Saved entries:

##########

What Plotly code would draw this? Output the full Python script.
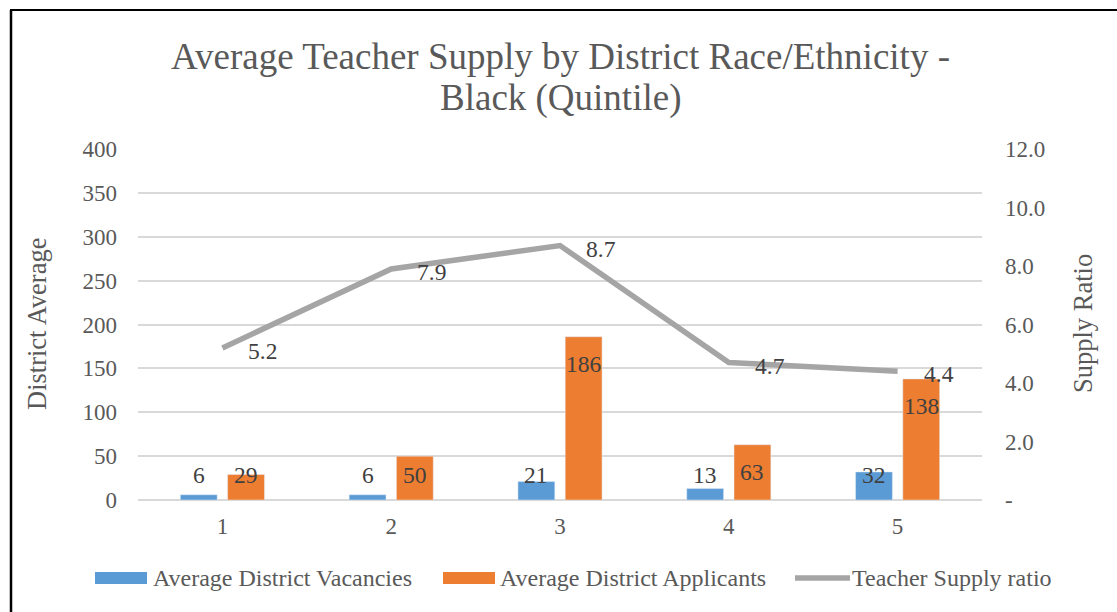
import plotly.graph_objects as go

categories = ["1", "2", "3", "4", "5"]
vacancies = [6, 6, 21, 13, 32]
applicants = [29, 50, 186, 63, 138]
supply_ratio = [5.2, 7.9, 8.7, 4.7, 4.4]
left_ticks = [0, 50, 100, 150, 200, 250, 300, 350, 400]
right_ticks = [0, 2, 4, 6, 8, 10, 12]
right_tick_labels = ["-", "2.0", "4.0", "6.0", "8.0", "10.0", "12.0"]
title_lines = ["Average Teacher Supply by District Race/Ethnicity -", "Black (Quintile)"]

BLUE = "#5B9BD5"
ORANGE = "#ED7D31"
GRAY = "#A5A5A5"
TXT = "#595959"
LBL = "#404040"
FONT = "Liberation Serif, Times New Roman, serif"

W, H = 1117, 612
L, R, T, B = 138, 135, 149, 112
PW, PH = W - L - R, H - T - B

fig = go.Figure()
fig.add_trace(go.Bar(x=categories, y=vacancies, name="Average District Vacancies",
                     marker=dict(color=BLUE), yaxis="y", showlegend=False))
fig.add_trace(go.Bar(x=categories, y=applicants, name="Average District Applicants",
                     marker=dict(color=ORANGE), yaxis="y", showlegend=False))
fig.add_trace(go.Scatter(x=categories, y=supply_ratio, name="Teacher Supply ratio",
                         mode="lines", line=dict(color=GRAY, width=5.5),
                         yaxis="y2", showlegend=False))

ann = []
# bar labels (inside end, kept above the baseline)
px_per_unit = PH / 400.0
def label_y(v):
    return max(v - 27 / px_per_unit, 25 / px_per_unit)

LF = dict(family=FONT, size=23.5, color=LBL)
for i, c in enumerate(categories):
    ann.append(dict(x=i, y=label_y(vacancies[i]), xref="x", yref="y", text=str(vacancies[i]),
                    showarrow=False, xshift=-23.6, font=LF))
    ann.append(dict(x=i, y=label_y(applicants[i]), xref="x", yref="y", text=str(applicants[i]),
                    showarrow=False, xshift=23.6, font=LF))
    ann.append(dict(x=i, y=supply_ratio[i], xref="x", yref="y2", text=f"{supply_ratio[i]:.1f}",
                    showarrow=False, xanchor="left", xshift=24, yshift=-3, font=LF))

def px(xp):
    return (xp - L) / PW
def py(yp):
    return (H - B - yp) / PH

# title (two lines)
for text, yc in zip(title_lines, [56, 98]):
    ann.append(dict(x=0.5, y=py(yc), xref="paper", yref="paper", text=text, showarrow=False,
                    xanchor="center", yanchor="middle", font=dict(family=FONT, size=37, color=TXT)))

# legend
legend_items = [
    ("rect", BLUE, 95, 147, 151, "Average District Vacancies"),
    ("rect", ORANGE, 443, 495, 498, "Average District Applicants"),
    ("line", GRAY, 795, 850, 850, "Teacher Supply ratio"),
]
shapes = []
for kind, col, x0, x1, tx, label in legend_items:
    if kind == "rect":
        shapes.append(dict(type="rect", xref="paper", yref="paper", x0=px(x0), x1=px(x1),
                           y0=py(584), y1=py(572), fillcolor=col, line=dict(width=0)))
    else:
        shapes.append(dict(type="line", xref="paper", yref="paper", x0=px(x0), x1=px(x1),
                           y0=py(578), y1=py(578), line=dict(color=col, width=5.5)))
    ann.append(dict(x=px(tx), y=py(578), xref="paper", yref="paper", text=label, showarrow=False,
                    xanchor="left", yanchor="middle", font=dict(family=FONT, size=24, color=TXT)))

# frame (top and left borders)
shapes.append(dict(type="line", xref="paper", yref="paper", x0=px(10), x1=px(1117), y0=py(10), y1=py(10),
                   line=dict(color="black", width=2)))
shapes.append(dict(type="line", xref="paper", yref="paper", x0=px(11), x1=px(11), y0=py(10), y1=py(612),
                   line=dict(color="black", width=2.5)))

# axis titles
ann.append(dict(x=px(37), y=py(324), xref="paper", yref="paper", text="District Average", textangle=-90,
                showarrow=False, xanchor="center", yanchor="middle",
                font=dict(family=FONT, size=26.5, color=TXT)))
ann.append(dict(x=px(1083), y=py(324), xref="paper", yref="paper", text="Supply Ratio", textangle=-90,
                showarrow=False, xanchor="center", yanchor="middle",
                font=dict(family=FONT, size=26.5, color=TXT)))

fig.update_layout(
    width=W, height=H,
    margin=dict(l=L, r=R, t=T, b=B, autoexpand=False),
    paper_bgcolor="white", plot_bgcolor="white",
    font=dict(family=FONT, color=TXT),
    barmode="group", bargap=0.44, bargroupgap=0.22,
    xaxis=dict(type="category", range=[-0.5, 4.5], showgrid=False, showline=False, zeroline=False,
               ticks="", tickfont=dict(family=FONT, size=23, color=TXT), ticklabelstandoff=10),
    yaxis=dict(range=[0, 400], tickvals=left_ticks, showgrid=True, gridcolor="#D9D9D9", gridwidth=1.5,
               zeroline=True, zerolinecolor="#D9D9D9", zerolinewidth=1.5, showline=False, ticks="",
               tickfont=dict(family=FONT, size=23, color=TXT), ticklabelstandoff=20),
    yaxis2=dict(range=[0, 12], tickvals=right_ticks, ticktext=right_tick_labels, overlaying="y",
                side="right", showgrid=False, zeroline=False, showline=False, ticks="",
                tickfont=dict(family=FONT, size=23, color=TXT), ticklabelstandoff=22),
    annotations=ann, shapes=shapes,
)

fig.write_html("out.html", config={"displayModeBar": False},
               post_script="document.body.style.margin='0';")
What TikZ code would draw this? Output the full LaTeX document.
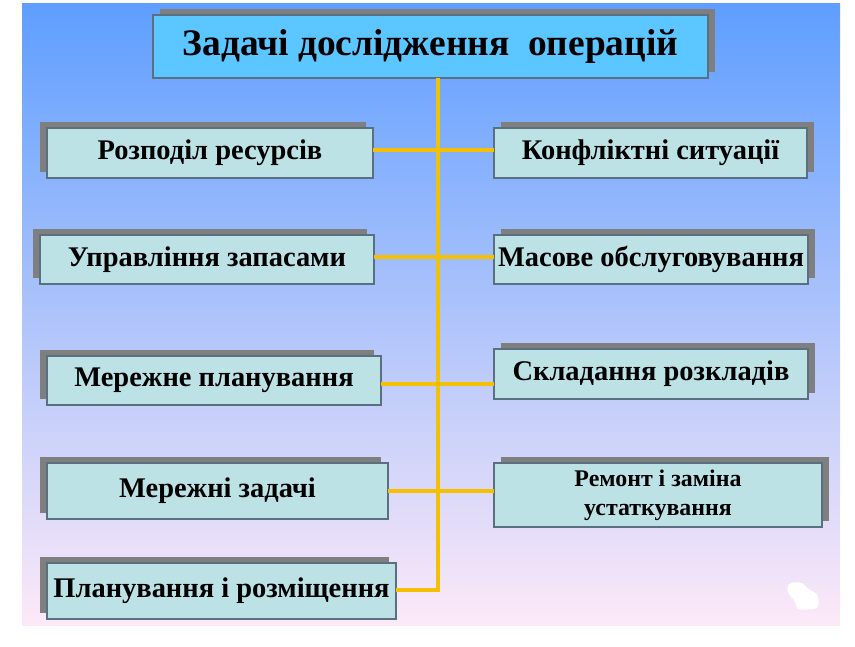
\documentclass[tikz,border=0pt]{standalone}
\usepackage{fontspec}
\setmainfont{Liberation Serif}
\usetikzlibrary{calc}
\definecolor{bgtop}{HTML}{5E9EFF}
\definecolor{bgmid}{HTML}{9DC8FF}
\definecolor{bgbot}{HTML}{FDE9F8}
\definecolor{titlefill}{HTML}{5BC6FF}
\definecolor{boxfill}{HTML}{BDE2E6}
\definecolor{boxline}{HTML}{5A7080}
\definecolor{shadowc}{HTML}{7F7F7F}
\definecolor{linkc}{HTML}{F5C000}
\tikzset{
  boxnode/.style={draw=boxline, line width=0.6pt, fill=boxfill, inner sep=0pt, outer sep=0pt,
    align=center, font=\bfseries\fontsize{16.2}{19}\selectfont},
  titlenode/.style={boxnode, fill=titlefill, font=\bfseries\fontsize{21.3}{25}\selectfont},
  smallnode/.style={boxnode, font=\bfseries\fontsize{13.6}{16.5}\selectfont},
  shadowbox/.style={fill=shadowc, draw=none},
  link/.style={draw=linkc, line width=1.9pt}
}
% \mkbox{name}{x1}{y1}{x2}{y2}{dx}{style}{text}
\newcommand{\mkbox}[8]{%
  \fill[shadowbox] (#2+#6,#3-6) rectangle (#4+#6,#5-6);
  \node[#7, minimum width={(#4-#2)*0.02cm}, minimum height={(#5-#3)*0.02cm}]
    (#1) at ({(#2+#4)/2},{(#3+#5)/2}) {#8};%
}
\begin{document}
\begin{tikzpicture}[x=0.02cm,y=-0.02cm]
\useasboundingbox (0,0) rectangle (855,646);
\shade[top color=bgtop, middle color=bgmid, bottom color=bgbot] (22,3) rectangle (840,625);
% white blob
\fill[white, rounded corners=3pt] (787,583) -- (803,582) -- (808,590) -- (818,593) -- (819,609) -- (796,610) -- (795,598) -- (788,596) -- cycle;
\coordinate (corner) at (438,590);
% boxes
\mkbox{title}{153}{15}{708}{78}{7}{titlenode}{Задачі дослідження\ \ операцій}
\mkbox{l1}{47}{128}{373}{178}{-7}{boxnode}{Розподіл ресурсів}
\mkbox{l2}{40}{235}{374}{284}{-7}{boxnode}{Управління запасами}
\mkbox{l3}{47}{356}{381}{405}{-7}{boxnode}{Мережне планування}
\mkbox{l4}{47}{463}{388}{519}{-7}{boxnode}{Мережні задачі}
\mkbox{l5}{47}{563}{396}{619}{-7}{boxnode}{Планування і розміщення}
\mkbox{r1}{494}{128}{807}{178}{7}{boxnode}{Конфліктні ситуації}
\mkbox{r2}{494}{235}{808}{284}{7}{boxnode}{Масове обслуговування}
\mkbox{r3}{494}{349}{808}{399}{7}{boxnode}{Складання розкладів}
\mkbox{r4}{494}{463}{822}{527}{7}{smallnode}{Ремонт і заміна\\устаткування}
% links
\draw[link] (title.south -| corner) -- (corner) -- (l5.east |- corner);
\draw[link] (l1.east |- 0,150) -- (r1.west |- 0,150);
\draw[link] (l2.east |- 0,257) -- (r2.west |- 0,257);
\draw[link] (l3.east |- 0,384) -- (r3.west |- 0,384);
\draw[link] (l4.east |- 0,491) -- (r4.west |- 0,491);
\end{tikzpicture}
\end{document}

##########

Copy exactly the lines running from the beginning of the listing through the line that has "return max(v - 27". Drop the pictures.

=== EXERCISE OUTPUT ===
What Plotly code would draw this? Output the full Python script.
import plotly.graph_objects as go

categories = ["1", "2", "3", "4", "5"]
vacancies = [6, 6, 21, 13, 32]
applicants = [29, 50, 186, 63, 138]
supply_ratio = [5.2, 7.9, 8.7, 4.7, 4.4]
left_ticks = [0, 50, 100, 150, 200, 250, 300, 350, 400]
right_ticks = [0, 2, 4, 6, 8, 10, 12]
right_tick_labels = ["-", "2.0", "4.0", "6.0", "8.0", "10.0", "12.0"]
title_lines = ["Average Teacher Supply by District Race/Ethnicity -", "Black (Quintile)"]

BLUE = "#5B9BD5"
ORANGE = "#ED7D31"
GRAY = "#A5A5A5"
TXT = "#595959"
LBL = "#404040"
FONT = "Liberation Serif, Times New Roman, serif"

W, H = 1117, 612
L, R, T, B = 138, 135, 149, 112
PW, PH = W - L - R, H - T - B

fig = go.Figure()
fig.add_trace(go.Bar(x=categories, y=vacancies, name="Average District Vacancies",
                     marker=dict(color=BLUE), yaxis="y", showlegend=False))
fig.add_trace(go.Bar(x=categories, y=applicants, name="Average District Applicants",
                     marker=dict(color=ORANGE), yaxis="y", showlegend=False))
fig.add_trace(go.Scatter(x=categories, y=supply_ratio, name="Teacher Supply ratio",
                         mode="lines", line=dict(color=GRAY, width=5.5),
                         yaxis="y2", showlegend=False))

ann = []
# bar labels (inside end, kept above the baseline)
px_per_unit = PH / 400.0
def label_y(v):
    return max(v - 27 / px_per_unit, 25 / px_per_unit)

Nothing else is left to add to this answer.